Predicting Cellular Responses with Variational Causal Inference and Refined Relational Information
Yulun Wu, Robert A. Barton, Zichen Wang, Vassilis N. Ioannidis, Carlo De Donno, Layne C. Price, Luis F. Voloch, George Karypis
TL;DR
The paper tackles predicting cellular responses to perturbations, a key challenge for drug discovery and personalized therapeutics. It introduces GraphVCI, a graph-structured variational causal model that embeds gene regulatory networks (GRNs) into the latent space to model counterfactual gene expressions, augmented by an adjacency-refinement step and a robust estimator for marginal perturbation effects.
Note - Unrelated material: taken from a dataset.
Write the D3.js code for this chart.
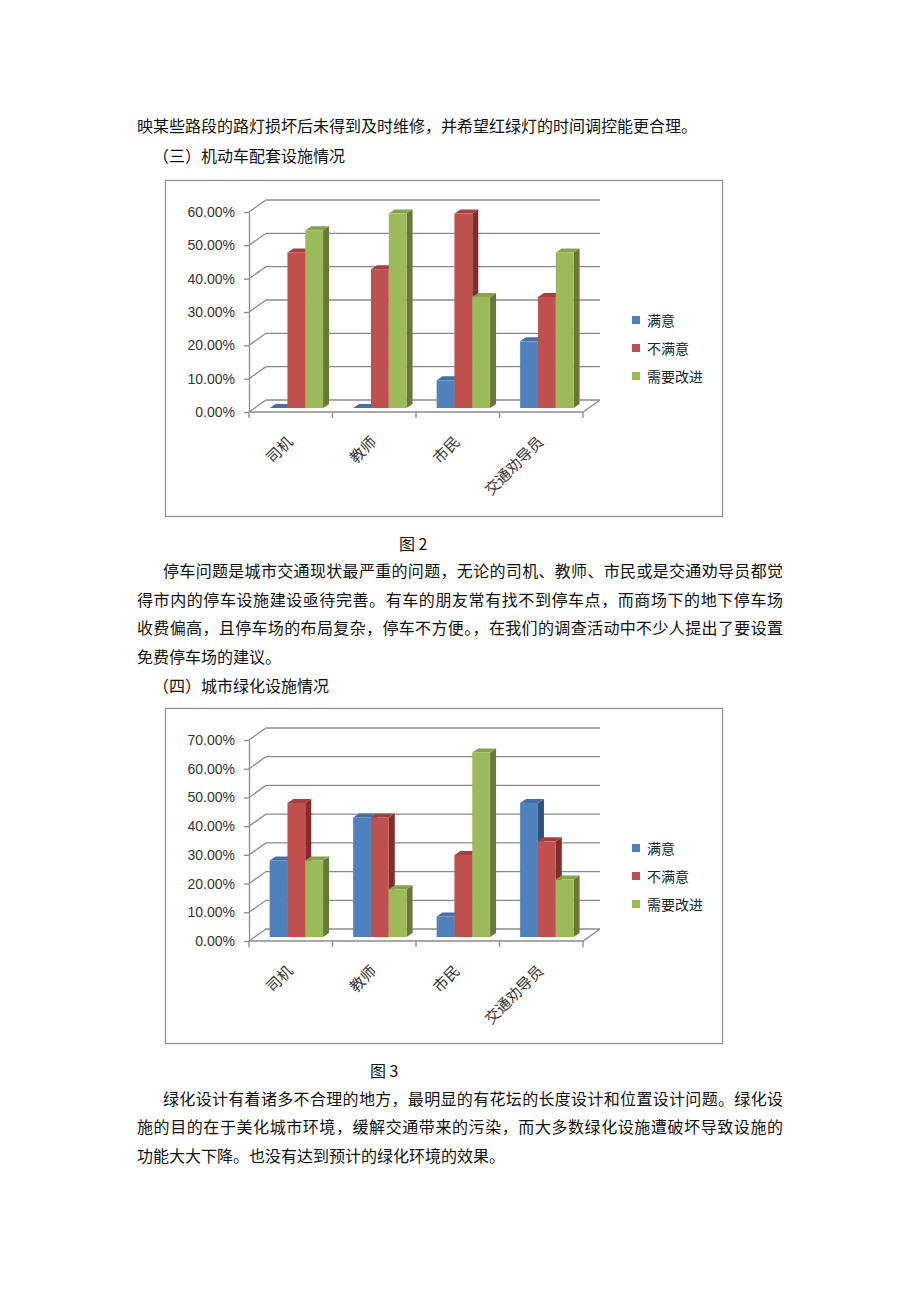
<!DOCTYPE html>
<html>
<head>
<meta charset="utf-8">
<script src="https://cdn.jsdelivr.net/npm/d3@7/dist/d3.min.js"></script>
<style>
  body { margin: 0; background: #fff; }
  svg { display: block; }
  .body-text { font-family: "Noto Sans CJK SC", sans-serif; font-size: 16px; fill: #111; }
  .tick text { font-family: "Liberation Sans", Arial, sans-serif; font-size: 14px; fill: #333; }
  .cat { font-family: "Noto Sans CJK SC", sans-serif; font-size: 15px; fill: #333; }
  .leg { font-family: "Noto Sans CJK SC", sans-serif; font-size: 14px; fill: #222; }
</style>
</head>
<body>
<div id="page"></div>
<script>
// --- data
var categories = ["司机", "教师", "市民", "交通劝导员"];
var seriesNames = ["满意", "不满意", "需要改进"];

// 图2 机动车配套设施
var fig2Satisfied   = [0.0000, 0.0000, 0.0833, 0.2000];
var fig2Unsatisfied = [0.4667, 0.4167, 0.5833, 0.3333];
var fig2Improve     = [0.5333, 0.5833, 0.3333, 0.4667];
var fig2Ticks = [0, 0.1, 0.2, 0.3, 0.4, 0.5, 0.6];

// 图3 城市绿化设施
var fig3Satisfied   = [0.2667, 0.4167, 0.0714, 0.4667];
var fig3Unsatisfied = [0.4667, 0.4167, 0.2857, 0.3333];
var fig3Improve     = [0.2667, 0.1667, 0.6429, 0.2000];
var fig3Ticks = [0, 0.1, 0.2, 0.3, 0.4, 0.5, 0.6, 0.7];

// body text lines
var textTop = [
  { t: "映某些路段的路灯损坏后未得到及时维修，并希望红绿灯的时间调控能更合理。", x: 137, y: 125 },
  { t: "（三）机动车配套设施情况", x: 153, y: 155 },
  { t: "图 2", x: 399, y: 543 },
  { t: "停车问题是城市交通现状最严重的问题，无论的司机、教师、市民或是交通劝导员都觉", x: 163, y: 570, len: 620 },
  { t: "得市内的停车设施建设亟待完善。有车的朋友常有找不到停车点，而商场下的地下停车场", x: 137, y: 599, len: 646 },
  { t: "收费偏高，且停车场的布局复杂，停车不方便。，在我们的调查活动中不少人提出了要设置", x: 137, y: 627, len: 646 },
  { t: "免费停车场的建议。", x: 137, y: 656 },
  { t: "（四）城市绿化设施情况", x: 153, y: 685 },
  { t: "图 3", x: 370, y: 1070 },
  { t: "绿化设计有着诸多不合理的地方，最明显的有花坛的长度设计和位置设计问题。绿化设", x: 163, y: 1098, len: 620 },
  { t: "施的目的在于美化城市环境，缓解交通带来的污染，而大多数绿化设施遭破坏导致设施的", x: 137, y: 1126, len: 646 },
  { t: "功能大大下降。也没有达到预计的绿化环境的效果。", x: 137, y: 1155 }
];

var colors = {
  front: ["#4F81BD", "#C0504D", "#9BBB59"],
  top:   ["#4570A6", "#A3403D", "#86A34B"],
  side:  ["#30527F", "#7E2E2C", "#66793A"]
};

var svg = d3.select("#page").append("svg")
            .attr("width", 920)
            .attr("height", 1302);

svg.append("rect").attr("width", 920).attr("height", 1302).attr("fill", "#fff");

// --- text
textTop.forEach(function(l) {
  var t = svg.append("text")
             .attr("class", "body-text")
             .attr("x", l.x)
             .attr("y", l.y)
             .attr("dominant-baseline", "central")
             .text(l.t);
  if (l.len) {
    t.attr("textLength", l.len).attr("lengthAdjust", "spacing");
  }
});

// --- chart
var drawChart = function(frameY, frameH, floorY, topY, ticks, series, legendY) {
  var left = 249, right = 583;
  var ddx = 17, ddy = -12;       // depth of the floor
  var bdx = 6, bdy = -4;         // depth of a bar
  var f = 0.33;                  // where the bars sit in depth

  svg.append("rect")
     .attr("x", 165.5).attr("y", frameY + 0.5)
     .attr("width", 557).attr("height", frameH)
     .attr("fill", "#fff")
     .attr("stroke", "#8c8c8c")
     .attr("stroke-width", 1.2);

  var g = svg.append("g");

  var y = d3.scaleLinear()
            .domain([0, d3.max(ticks)])
            .range([floorY, topY]);

  var x0 = d3.scaleBand()
             .domain(categories)
             .range([left, right]);

  var bw = x0.bandwidth();
  var x1 = d3.scaleBand()
             .domain(seriesNames)
             .range([bw * 0.18, bw * 0.82]);

  // walls: grid lines
  g.selectAll("grid")
   .data(ticks)
   .enter()
   .append("path")
   .attr("d", function(d) {
     var yy = y(d);
     return "M" + left + "," + yy + "L" + (left + ddx) + "," + (yy + ddy) +
            "L" + (right + ddx) + "," + (yy + ddy);
   })
   .attr("fill", "none")
   .attr("stroke", "#8c8c8c")
   .attr("stroke-width", 1.3);

  // floor
  g.append("path")
   .attr("d", "M" + left + "," + floorY + "L" + right + "," + floorY +
              "L" + (right + ddx) + "," + (floorY + ddy))
   .attr("fill", "none")
   .attr("stroke", "#8c8c8c")
   .attr("stroke-width", 1.3);

  // category tick marks on boundaries
  var bounds = categories.map(function(c) { return x0(c); }).concat([right]);
  g.selectAll("ctick")
   .data(bounds)
   .enter()
   .append("line")
   .attr("x1", function(d) { return d; })
   .attr("x2", function(d) { return d; })
   .attr("y1", floorY)
   .attr("y2", floorY + 6)
   .attr("stroke", "#8c8c8c")
   .attr("stroke-width", 1.3);

  // value axis
  var yAxis = d3.axisLeft(y)
                .tickValues(ticks)
                .tickFormat(d3.format(".2%"))
                .tickSize(5)
                .tickSizeOuter(0)
                .tickPadding(9);
  var ax = g.append("g")
            .attr("transform", "translate(" + left + ",0)")
            .call(yAxis);
  ax.selectAll("path, line").attr("stroke", "#8c8c8c").attr("stroke-width", 1.3);

  // bars
  categories.forEach(function(c, i) {
    series.forEach(function(vals, j) {
      var v = vals[i];
      var x = x0(c) + x1(seriesNames[j]) + f * ddx;
      var w = x1.bandwidth();
      var bottom = floorY + f * ddy;
      var top = y(v) + f * ddy;
      var bar = g.append("g");

      bar.append("path")
         .attr("d", "M" + (x + w) + "," + top + "L" + (x + w + bdx) + "," + (top + bdy) +
                    "L" + (x + w + bdx) + "," + (bottom + bdy) + "L" + (x + w) + "," + bottom + "Z")
         .attr("fill", colors.side[j]);

      bar.append("path")
         .attr("d", "M" + x + "," + top + "L" + (x + bdx) + "," + (top + bdy) +
                    "L" + (x + w + bdx) + "," + (top + bdy) + "L" + (x + w) + "," + top + "Z")
         .attr("fill", colors.top[j]);

      bar.append("rect")
         .attr("x", x)
         .attr("y", top)
         .attr("width", w)
         .attr("height", bottom - top)
         .attr("fill", colors.front[j]);
    });
  });

  // category labels
  g.selectAll("cat")
   .data(categories)
   .enter()
   .append("text")
   .attr("class", "cat")
   .attr("text-anchor", "end")
   .attr("transform", function(d) {
     return "translate(" + (x0(d) + bw / 2 + 3) + "," + (floorY + 31) + ") rotate(-45)";
   })
   .text(function(d) { return d; });

  // legend
  var leg = g.selectAll("leg")
             .data(seriesNames)
             .enter()
             .append("g")
             .attr("transform", function(d, k) { return "translate(632," + (legendY + k * 28) + ")"; });

  leg.append("rect")
     .attr("x", 0).attr("y", -4)
     .attr("width", 8).attr("height", 8)
     .attr("fill", function(d, k) { return colors.front[k]; });

  leg.append("text")
     .attr("class", "leg")
     .attr("x", 15)
     .attr("y", 0)
     .attr("dominant-baseline", "central")
     .text(function(d) { return d; });
};

drawChart(180, 336, 412, 212, fig2Ticks, [fig2Satisfied, fig2Unsatisfied, fig2Improve], 320);
drawChart(708, 335, 941, 740, fig3Ticks, [fig3Satisfied, fig3Unsatisfied, fig3Improve], 848);
</script>
</body>
</html>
Core contributions include a variational objective for counterfactuals, a relational-information mechanism with graph attention, and a scalable GRN refinement procedure that improves edge relevance and model performance, plus an asymptotically efficient estimator for population-level effects. On three benchmark datasets, GraphVCI achieves state-of-the-art out-of-distribution predictions, with ablations confirming the value of refined relational information and biological alignment of learned edges, enabling more accurate and interpretable single-cell perturbation predictions.
Abstract
Predicting the responses of a cell under perturbations may bring important benefits to drug discovery and personalized therapeutics. In this work, we propose a novel graph variational Bayesian causal inference framework to predict a cell's gene expressions under counterfactual perturbations (perturbations that this cell did not factually receive), leveraging information representing biological knowledge in the form of gene regulatory networks (GRNs) to aid individualized cellular response predictions. Aiming at a data-adaptive GRN, we also developed an adjacency matrix updating technique for graph convolutional networks and used it to refine GRNs during pre-training, which generated more insights on gene relations and enhanced model performance. Additionally, we propose a robust estimator within our framework for the asymptotically efficient estimation of marginal perturbation effect, which is yet to be carried out in previous works. With extensive experiments, we exhibited the advantage of our approach over state-of-the-art deep learning models for individual response prediction.